>> START Recorded information
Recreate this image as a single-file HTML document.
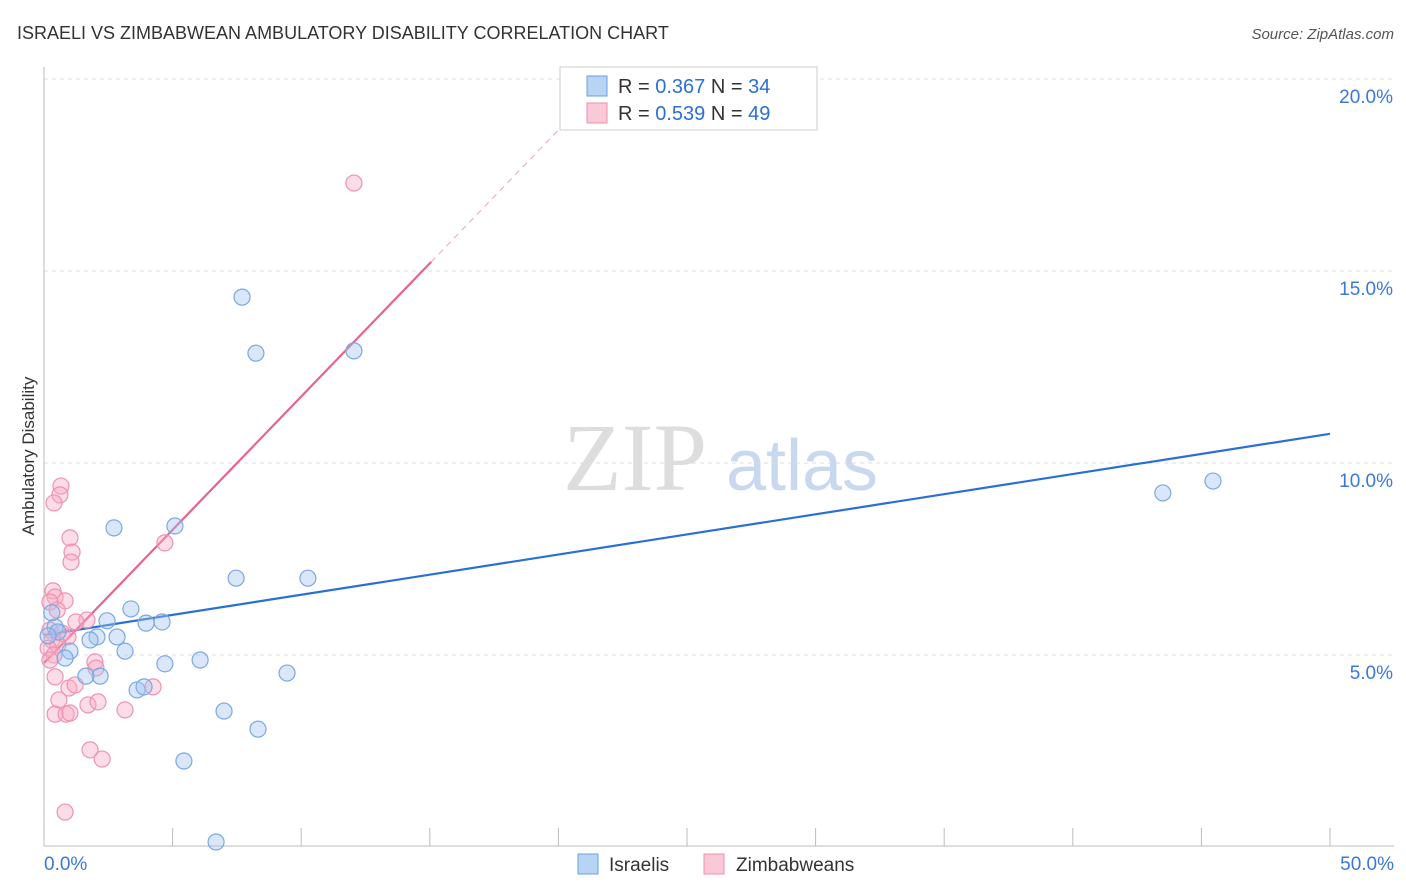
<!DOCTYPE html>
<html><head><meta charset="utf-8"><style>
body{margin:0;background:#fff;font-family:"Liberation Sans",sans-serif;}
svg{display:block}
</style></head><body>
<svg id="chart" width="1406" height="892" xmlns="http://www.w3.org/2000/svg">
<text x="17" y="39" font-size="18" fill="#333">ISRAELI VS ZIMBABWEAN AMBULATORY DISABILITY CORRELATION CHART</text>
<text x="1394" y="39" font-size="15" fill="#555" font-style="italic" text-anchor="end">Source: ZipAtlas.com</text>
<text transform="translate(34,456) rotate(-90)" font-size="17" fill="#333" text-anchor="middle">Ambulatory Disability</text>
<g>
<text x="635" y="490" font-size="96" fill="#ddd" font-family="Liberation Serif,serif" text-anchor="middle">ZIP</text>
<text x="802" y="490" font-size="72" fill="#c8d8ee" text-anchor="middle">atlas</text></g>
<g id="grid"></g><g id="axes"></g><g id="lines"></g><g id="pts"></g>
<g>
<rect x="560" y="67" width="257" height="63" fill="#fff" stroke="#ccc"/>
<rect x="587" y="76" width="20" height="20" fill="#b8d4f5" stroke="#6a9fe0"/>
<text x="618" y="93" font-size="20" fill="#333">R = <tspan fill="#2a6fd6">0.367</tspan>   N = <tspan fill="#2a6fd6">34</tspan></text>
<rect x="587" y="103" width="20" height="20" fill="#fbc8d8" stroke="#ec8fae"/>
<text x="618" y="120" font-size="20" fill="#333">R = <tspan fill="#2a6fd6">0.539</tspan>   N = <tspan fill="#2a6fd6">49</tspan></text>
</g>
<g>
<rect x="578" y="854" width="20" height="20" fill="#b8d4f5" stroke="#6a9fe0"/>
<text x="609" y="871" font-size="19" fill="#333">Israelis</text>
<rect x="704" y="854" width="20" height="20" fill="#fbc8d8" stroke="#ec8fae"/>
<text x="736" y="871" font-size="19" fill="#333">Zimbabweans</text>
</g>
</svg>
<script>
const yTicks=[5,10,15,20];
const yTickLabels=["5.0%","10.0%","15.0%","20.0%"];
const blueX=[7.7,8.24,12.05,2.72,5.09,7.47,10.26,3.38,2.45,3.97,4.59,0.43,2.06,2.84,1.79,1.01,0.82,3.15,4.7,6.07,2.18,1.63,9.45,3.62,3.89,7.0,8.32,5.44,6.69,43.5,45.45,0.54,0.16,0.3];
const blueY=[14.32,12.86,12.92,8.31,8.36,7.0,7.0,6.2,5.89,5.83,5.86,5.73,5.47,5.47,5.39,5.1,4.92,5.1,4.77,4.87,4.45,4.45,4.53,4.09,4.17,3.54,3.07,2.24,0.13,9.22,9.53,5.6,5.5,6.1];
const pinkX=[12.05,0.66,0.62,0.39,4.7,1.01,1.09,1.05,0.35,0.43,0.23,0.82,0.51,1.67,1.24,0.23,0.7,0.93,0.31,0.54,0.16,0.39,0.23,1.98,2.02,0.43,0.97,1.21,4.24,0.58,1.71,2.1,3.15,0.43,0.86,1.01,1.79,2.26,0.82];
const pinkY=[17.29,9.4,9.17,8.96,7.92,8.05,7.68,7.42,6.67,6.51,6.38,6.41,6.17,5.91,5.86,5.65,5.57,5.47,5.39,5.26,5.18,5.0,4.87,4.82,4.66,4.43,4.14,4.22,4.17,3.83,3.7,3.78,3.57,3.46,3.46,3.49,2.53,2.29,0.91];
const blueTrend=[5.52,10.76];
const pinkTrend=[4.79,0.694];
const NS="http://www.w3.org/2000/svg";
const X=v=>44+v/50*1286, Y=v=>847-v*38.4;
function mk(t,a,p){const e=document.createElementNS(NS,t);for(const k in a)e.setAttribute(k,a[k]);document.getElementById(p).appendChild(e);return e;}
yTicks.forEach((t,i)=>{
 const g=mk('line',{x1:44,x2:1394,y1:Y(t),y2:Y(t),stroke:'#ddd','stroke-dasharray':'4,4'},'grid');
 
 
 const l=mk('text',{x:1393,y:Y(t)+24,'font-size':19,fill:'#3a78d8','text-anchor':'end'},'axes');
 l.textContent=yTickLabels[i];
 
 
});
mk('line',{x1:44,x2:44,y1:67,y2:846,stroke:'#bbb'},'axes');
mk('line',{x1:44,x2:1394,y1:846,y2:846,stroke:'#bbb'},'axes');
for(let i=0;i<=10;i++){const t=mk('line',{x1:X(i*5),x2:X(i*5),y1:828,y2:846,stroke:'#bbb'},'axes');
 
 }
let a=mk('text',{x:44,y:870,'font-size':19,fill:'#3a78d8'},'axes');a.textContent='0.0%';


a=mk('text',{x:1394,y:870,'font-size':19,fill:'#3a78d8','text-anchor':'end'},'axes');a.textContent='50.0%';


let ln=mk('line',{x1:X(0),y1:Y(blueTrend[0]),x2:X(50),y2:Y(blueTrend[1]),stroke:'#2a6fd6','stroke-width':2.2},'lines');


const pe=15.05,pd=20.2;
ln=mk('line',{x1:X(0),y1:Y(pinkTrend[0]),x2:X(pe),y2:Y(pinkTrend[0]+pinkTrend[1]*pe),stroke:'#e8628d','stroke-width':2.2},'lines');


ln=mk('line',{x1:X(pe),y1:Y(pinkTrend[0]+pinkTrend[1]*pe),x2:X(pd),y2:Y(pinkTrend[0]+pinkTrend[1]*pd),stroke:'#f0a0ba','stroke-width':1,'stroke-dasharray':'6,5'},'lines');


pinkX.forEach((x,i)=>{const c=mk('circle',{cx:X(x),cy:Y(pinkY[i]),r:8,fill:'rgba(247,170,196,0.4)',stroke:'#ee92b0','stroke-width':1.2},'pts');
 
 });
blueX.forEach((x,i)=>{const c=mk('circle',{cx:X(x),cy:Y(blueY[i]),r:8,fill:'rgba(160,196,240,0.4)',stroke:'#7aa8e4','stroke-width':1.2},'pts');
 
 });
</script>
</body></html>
>> END Recorded information
- Task brief
Leave out the pictures and give the listing above again exactly.

- Answer below
Recreate this image as a single-file HTML document.
<!DOCTYPE html>
<html><head><meta charset="utf-8"><style>
body{margin:0;background:#fff;font-family:"Liberation Sans",sans-serif;}
svg{display:block}
</style></head><body>
<svg id="chart" width="1406" height="892" xmlns="http://www.w3.org/2000/svg">
<text x="17" y="39" font-size="18" fill="#333">ISRAELI VS ZIMBABWEAN AMBULATORY DISABILITY CORRELATION CHART</text>
<text x="1394" y="39" font-size="15" fill="#555" font-style="italic" text-anchor="end">Source: ZipAtlas.com</text>
<text transform="translate(34,456) rotate(-90)" font-size="17" fill="#333" text-anchor="middle">Ambulatory Disability</text>
<g>
<text x="635" y="490" font-size="96" fill="#ddd" font-family="Liberation Serif,serif" text-anchor="middle">ZIP</text>
<text x="802" y="490" font-size="72" fill="#c8d8ee" text-anchor="middle">atlas</text></g>
<g id="grid"></g><g id="axes"></g><g id="lines"></g><g id="pts"></g>
<g>
<rect x="560" y="67" width="257" height="63" fill="#fff" stroke="#ccc"/>
<rect x="587" y="76" width="20" height="20" fill="#b8d4f5" stroke="#6a9fe0"/>
<text x="618" y="93" font-size="20" fill="#333">R = <tspan fill="#2a6fd6">0.367</tspan>   N = <tspan fill="#2a6fd6">34</tspan></text>
<rect x="587" y="103" width="20" height="20" fill="#fbc8d8" stroke="#ec8fae"/>
<text x="618" y="120" font-size="20" fill="#333">R = <tspan fill="#2a6fd6">0.539</tspan>   N = <tspan fill="#2a6fd6">49</tspan></text>
</g>
<g>
<rect x="578" y="854" width="20" height="20" fill="#b8d4f5" stroke="#6a9fe0"/>
<text x="609" y="871" font-size="19" fill="#333">Israelis</text>
<rect x="704" y="854" width="20" height="20" fill="#fbc8d8" stroke="#ec8fae"/>
<text x="736" y="871" font-size="19" fill="#333">Zimbabweans</text>
</g>
</svg>
<script>
const yTicks=[5,10,15,20];
const yTickLabels=["5.0%","10.0%","15.0%","20.0%"];
const blueX=[7.7,8.24,12.05,2.72,5.09,7.47,10.26,3.38,2.45,3.97,4.59,0.43,2.06,2.84,1.79,1.01,0.82,3.15,4.7,6.07,2.18,1.63,9.45,3.62,3.89,7.0,8.32,5.44,6.69,43.5,45.45,0.54,0.16,0.3];
const blueY=[14.32,12.86,12.92,8.31,8.36,7.0,7.0,6.2,5.89,5.83,5.86,5.73,5.47,5.47,5.39,5.1,4.92,5.1,4.77,4.87,4.45,4.45,4.53,4.09,4.17,3.54,3.07,2.24,0.13,9.22,9.53,5.6,5.5,6.1];
const pinkX=[12.05,0.66,0.62,0.39,4.7,1.01,1.09,1.05,0.35,0.43,0.23,0.82,0.51,1.67,1.24,0.23,0.7,0.93,0.31,0.54,0.16,0.39,0.23,1.98,2.02,0.43,0.97,1.21,4.24,0.58,1.71,2.1,3.15,0.43,0.86,1.01,1.79,2.26,0.82];
const pinkY=[17.29,9.4,9.17,8.96,7.92,8.05,7.68,7.42,6.67,6.51,6.38,6.41,6.17,5.91,5.86,5.65,5.57,5.47,5.39,5.26,5.18,5.0,4.87,4.82,4.66,4.43,4.14,4.22,4.17,3.83,3.7,3.78,3.57,3.46,3.46,3.49,2.53,2.29,0.91];
const blueTrend=[5.52,10.76];
const pinkTrend=[4.79,0.694];
const NS="http://www.w3.org/2000/svg";
const X=v=>44+v/50*1286, Y=v=>847-v*38.4;
function mk(t,a,p){const e=document.createElementNS(NS,t);for(const k in a)e.setAttribute(k,a[k]);document.getElementById(p).appendChild(e);return e;}
yTicks.forEach((t,i)=>{
 const g=mk('line',{x1:44,x2:1394,y1:Y(t),y2:Y(t),stroke:'#ddd','stroke-dasharray':'4,4'},'grid');
 
 
 const l=mk('text',{x:1393,y:Y(t)+24,'font-size':19,fill:'#3a78d8','text-anchor':'end'},'axes');
 l.textContent=yTickLabels[i];
 
 
});
mk('line',{x1:44,x2:44,y1:67,y2:846,stroke:'#bbb'},'axes');
mk('line',{x1:44,x2:1394,y1:846,y2:846,stroke:'#bbb'},'axes');
for(let i=0;i<=10;i++){const t=mk('line',{x1:X(i*5),x2:X(i*5),y1:828,y2:846,stroke:'#bbb'},'axes');
 
 }
let a=mk('text',{x:44,y:870,'font-size':19,fill:'#3a78d8'},'axes');a.textContent='0.0%';


a=mk('text',{x:1394,y:870,'font-size':19,fill:'#3a78d8','text-anchor':'end'},'axes');a.textContent='50.0%';


let ln=mk('line',{x1:X(0),y1:Y(blueTrend[0]),x2:X(50),y2:Y(blueTrend[1]),stroke:'#2a6fd6','stroke-width':2.2},'lines');


const pe=15.05,pd=20.2;
ln=mk('line',{x1:X(0),y1:Y(pinkTrend[0]),x2:X(pe),y2:Y(pinkTrend[0]+pinkTrend[1]*pe),stroke:'#e8628d','stroke-width':2.2},'lines');


ln=mk('line',{x1:X(pe),y1:Y(pinkTrend[0]+pinkTrend[1]*pe),x2:X(pd),y2:Y(pinkTrend[0]+pinkTrend[1]*pd),stroke:'#f0a0ba','stroke-width':1,'stroke-dasharray':'6,5'},'lines');


pinkX.forEach((x,i)=>{const c=mk('circle',{cx:X(x),cy:Y(pinkY[i]),r:8,fill:'rgba(247,170,196,0.4)',stroke:'#ee92b0','stroke-width':1.2},'pts');
 
 });
blueX.forEach((x,i)=>{const c=mk('circle',{cx:X(x),cy:Y(blueY[i]),r:8,fill:'rgba(160,196,240,0.4)',stroke:'#7aa8e4','stroke-width':1.2},'pts');
 
 });
</script>
</body></html>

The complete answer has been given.